The Square Root of a Square Matrix

We can find the square root of a square matrix  
\[B\]
  if the matrix is similar to a matrix  
\[A^2\]
  having only diagonal entries ie if we can write  
\[A^2=P^{-1}BP\]
.
Having found the diagonal matrix  
\[A^2\]
,  
\[PAP^{-1}= \sqrt{B}\]
.
Example.

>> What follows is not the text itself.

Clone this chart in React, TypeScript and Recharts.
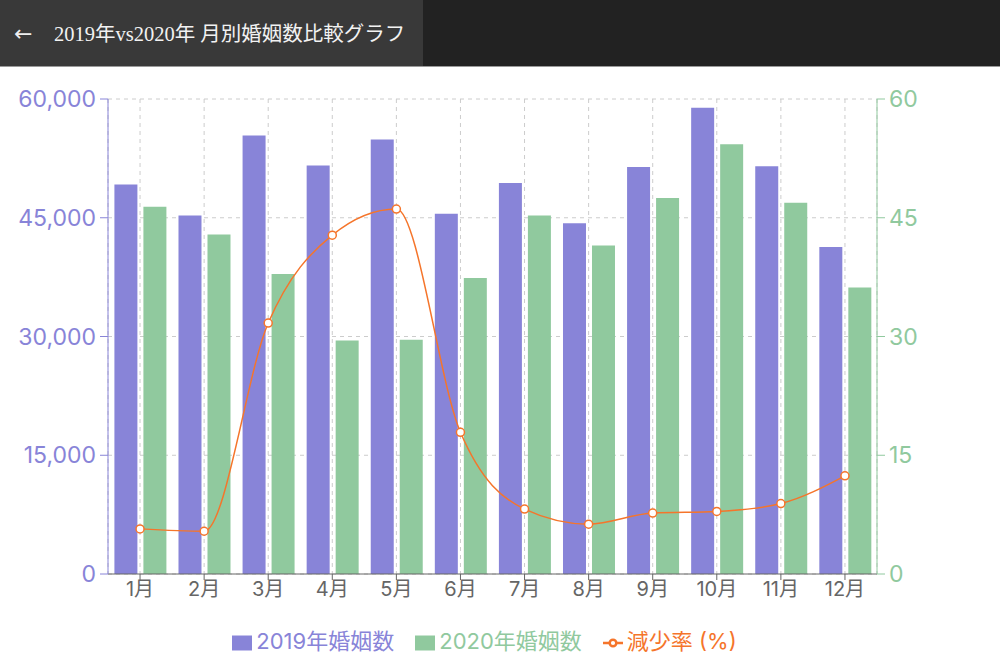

Let  
\[B= \left( \begin{array}{cc} 1 & 2 \\ 2 & 1 \end{array} \right) \]

The eigenvalues of  
\[B\]
  are the solutions to  
\[det(B- \lambda I)=0\]

\[\begin{equation} \begin{aligned} det( \left( \begin{array}{cc} 1 & 2 \\ 2 & 1 \end{array} \right) -\left( \begin{array}{cc} \lambda & 0 \\ & \lambda \end{array} \right)) &= det (\left( \begin{array}{cc} 1- \lambda & 2 \\ 2 & 1- \lambda \end{array} \right) ) \\ &=(1- \lambda)^2 -4 \\ &= \lambda^2 -2 \lambda -3=(\lambda -3)(\lambda +1) =0 \end{aligned} \end{equation}\]

Hence  
\[\lambda = 3, \: -1\]
.
If  
\[\lambda =3, \: (B- \lambda I) \mathbf{v}_1 = \left( \begin{array}{cc} -2 & 2 \\ 2 & -2 \end{array} \right) \begin{pmatrix}x\\y\end{pmatrix} = \begin{pmatrix}-2x+2y\\2x-2y\end{pmatrix} = \begin{pmatrix}0\\0\end{pmatrix}\]

Hence  
\[x=y=1, \: \rightarrow \mathbf{v}_1 = \begin{pmatrix}1\\1\end{pmatrix}\]

If  
\[\lambda =-1, \: (B- \lambda I) \mathbf{v}_2 = \left( \begin{array}{cc} 2 & 2 \\ 2 & 2 \end{array} \right) \begin{pmatrix}x\\y\end{pmatrix} = \begin{pmatrix}2x+2y\\2x+2y\end{pmatrix} = \begin{pmatrix}0\\0\end{pmatrix}\]

Hence  
\[x=1, \: y=-1, \: \rightarrow \mathbf{v}_2 = \begin{pmatrix}1\\-1\end{pmatrix}\]

We can take  
\[P\]
  as the matrix with columns  
\[v_1 , v_2\]
.
\[P= \left( \begin{array}{cc} 1 & 1 \\ 1 & -1 \end{array} \right) \]

Then  
\[P^{-1}= - \frac{1}{2} \left( \begin{array}{cc} -1 & -1 \\ -1 & 1 \end{array} \right) \]

The matrix  
\[A^2\]
  will be a diagonal matrix with entries equal to the eigenvalues of  
\[B\]

\[A^2 = \left( \begin{array}{cc} -1 & 0 \\ 0 & 3 \end{array} \right) \rightarrow A = \left( \begin{array}{cc} i & 0 \\ 0 & \sqrt{3} \end{array} \right)\]

Then  
\[\sqrt{B} = \left( \begin{array}{cc} 1 & 1 \\ 1 & -1 \end{array} \right) \left( \begin{array}{cc} i & 0 \\ 0 & \sqrt{3} \end{array} \right) \frac{1}{2} \left( \begin{array}{cc} -1 & -1 \\ -1 & 1 \end{array} \right)= \frac{1}{2} \left( \begin{array}{cc} i + \sqrt{3} & i- \sqrt{3} \\ i- \sqrt{3} & i+ \sqrt{3} \end{array} \right) \]

Note that the matrix  
\[A\]
  is not unique. We can swap over the eigenvectors, hence the eigenvalues, take the negative square root of on or both eigenvalues. Either of these will result in a different square root.